* _Work to be completed_
Retype the records below from their first line through the line holding "freq_step = 0.025", including both ends and no pictures.

* _Exercise inputs_
-------

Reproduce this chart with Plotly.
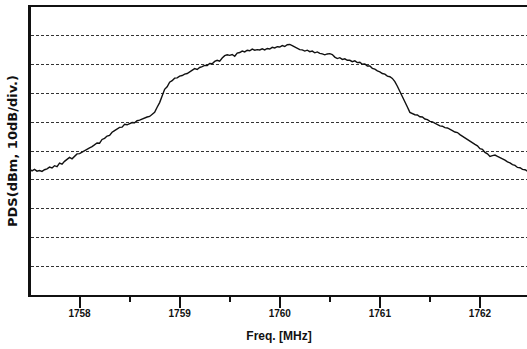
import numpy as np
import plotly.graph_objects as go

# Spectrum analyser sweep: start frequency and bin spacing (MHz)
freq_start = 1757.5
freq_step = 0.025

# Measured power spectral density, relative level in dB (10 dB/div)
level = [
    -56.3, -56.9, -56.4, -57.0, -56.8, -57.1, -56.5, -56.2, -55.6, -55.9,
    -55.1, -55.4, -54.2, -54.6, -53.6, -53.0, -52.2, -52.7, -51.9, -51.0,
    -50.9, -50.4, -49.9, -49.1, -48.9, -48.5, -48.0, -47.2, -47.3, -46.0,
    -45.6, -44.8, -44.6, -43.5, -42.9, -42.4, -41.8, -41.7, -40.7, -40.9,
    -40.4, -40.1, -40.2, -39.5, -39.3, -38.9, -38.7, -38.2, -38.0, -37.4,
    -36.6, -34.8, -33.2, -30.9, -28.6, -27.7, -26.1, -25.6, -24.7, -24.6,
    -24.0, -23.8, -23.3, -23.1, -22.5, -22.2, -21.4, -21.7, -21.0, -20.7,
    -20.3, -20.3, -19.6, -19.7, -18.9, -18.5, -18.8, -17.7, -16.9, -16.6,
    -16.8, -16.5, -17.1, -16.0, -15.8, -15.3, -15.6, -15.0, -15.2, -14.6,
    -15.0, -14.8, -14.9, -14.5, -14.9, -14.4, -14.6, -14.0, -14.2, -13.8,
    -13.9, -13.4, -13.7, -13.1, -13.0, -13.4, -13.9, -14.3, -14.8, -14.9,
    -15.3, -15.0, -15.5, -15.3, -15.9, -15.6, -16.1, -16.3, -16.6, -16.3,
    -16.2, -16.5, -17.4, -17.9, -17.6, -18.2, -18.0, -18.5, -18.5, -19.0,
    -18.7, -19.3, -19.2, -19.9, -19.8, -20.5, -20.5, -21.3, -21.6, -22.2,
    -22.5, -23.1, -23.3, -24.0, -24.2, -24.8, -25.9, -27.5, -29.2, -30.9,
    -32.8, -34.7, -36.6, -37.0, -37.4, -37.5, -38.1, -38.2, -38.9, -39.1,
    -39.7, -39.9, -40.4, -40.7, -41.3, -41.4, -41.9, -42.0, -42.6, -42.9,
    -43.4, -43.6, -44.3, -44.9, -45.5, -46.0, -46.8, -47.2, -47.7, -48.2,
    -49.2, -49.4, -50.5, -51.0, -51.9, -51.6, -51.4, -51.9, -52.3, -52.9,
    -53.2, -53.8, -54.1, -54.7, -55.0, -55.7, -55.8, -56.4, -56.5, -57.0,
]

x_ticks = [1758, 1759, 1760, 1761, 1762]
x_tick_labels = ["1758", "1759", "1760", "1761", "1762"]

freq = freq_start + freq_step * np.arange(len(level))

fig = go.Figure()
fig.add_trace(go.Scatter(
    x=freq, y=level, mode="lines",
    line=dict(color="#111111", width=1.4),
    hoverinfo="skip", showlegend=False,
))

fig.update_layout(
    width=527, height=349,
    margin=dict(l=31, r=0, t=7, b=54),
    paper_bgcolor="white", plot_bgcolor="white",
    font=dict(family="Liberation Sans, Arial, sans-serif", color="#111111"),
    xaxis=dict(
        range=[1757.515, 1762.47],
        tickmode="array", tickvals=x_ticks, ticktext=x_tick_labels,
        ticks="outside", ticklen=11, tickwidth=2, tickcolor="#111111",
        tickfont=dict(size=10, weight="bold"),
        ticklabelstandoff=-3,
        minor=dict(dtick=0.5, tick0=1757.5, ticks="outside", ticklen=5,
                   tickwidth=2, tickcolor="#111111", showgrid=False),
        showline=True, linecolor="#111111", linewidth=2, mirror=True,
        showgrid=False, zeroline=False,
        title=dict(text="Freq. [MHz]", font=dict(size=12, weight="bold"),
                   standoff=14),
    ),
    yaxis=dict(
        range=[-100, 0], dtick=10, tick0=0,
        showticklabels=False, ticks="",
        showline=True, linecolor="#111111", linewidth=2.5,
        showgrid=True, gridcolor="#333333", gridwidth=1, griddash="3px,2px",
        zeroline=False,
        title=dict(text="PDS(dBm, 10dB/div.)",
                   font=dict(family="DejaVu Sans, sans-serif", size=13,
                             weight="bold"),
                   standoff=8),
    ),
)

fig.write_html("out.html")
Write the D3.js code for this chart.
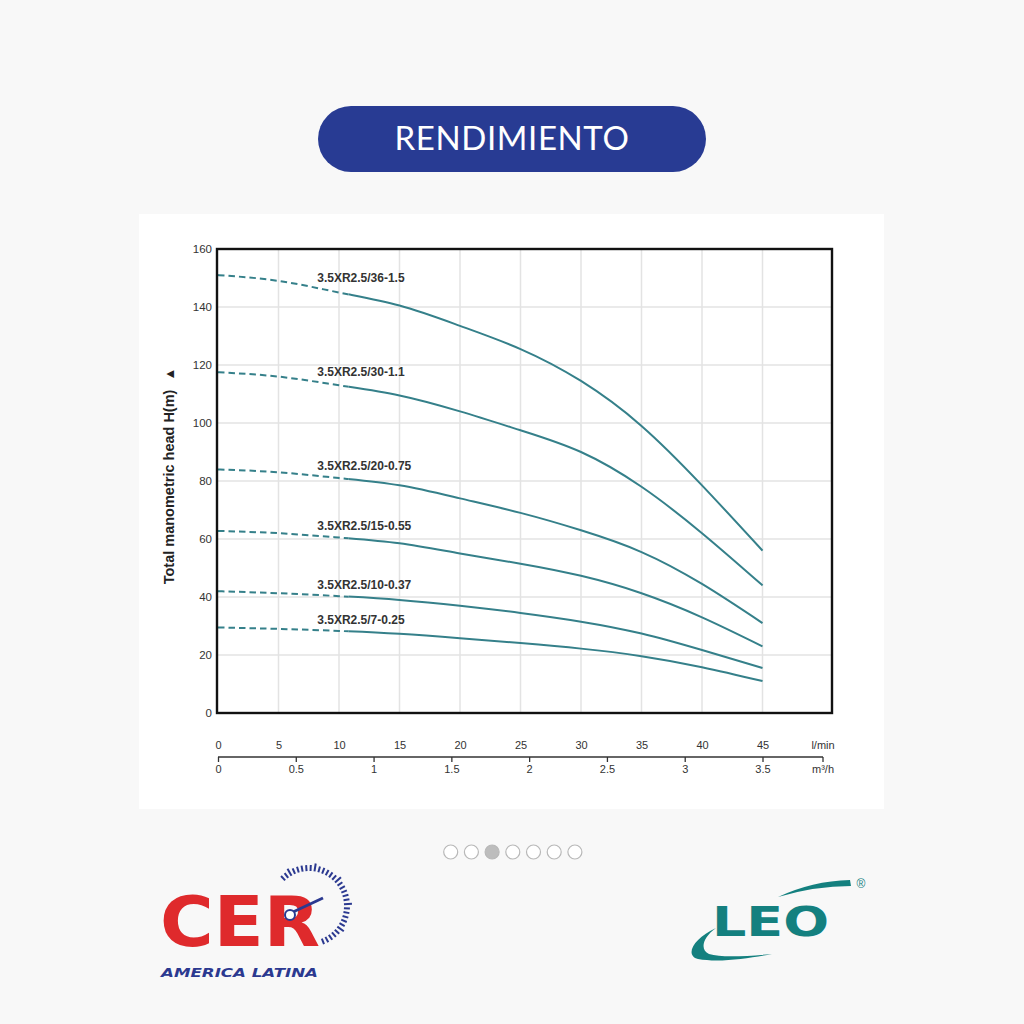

-------

* _Response to this exercise_
Reproduce this chart with Plotly.
import numpy as np
import plotly.graph_objects as go

# Spectrum analyser sweep: start frequency and bin spacing (MHz)
freq_start = 1757.5
freq_step = 0.025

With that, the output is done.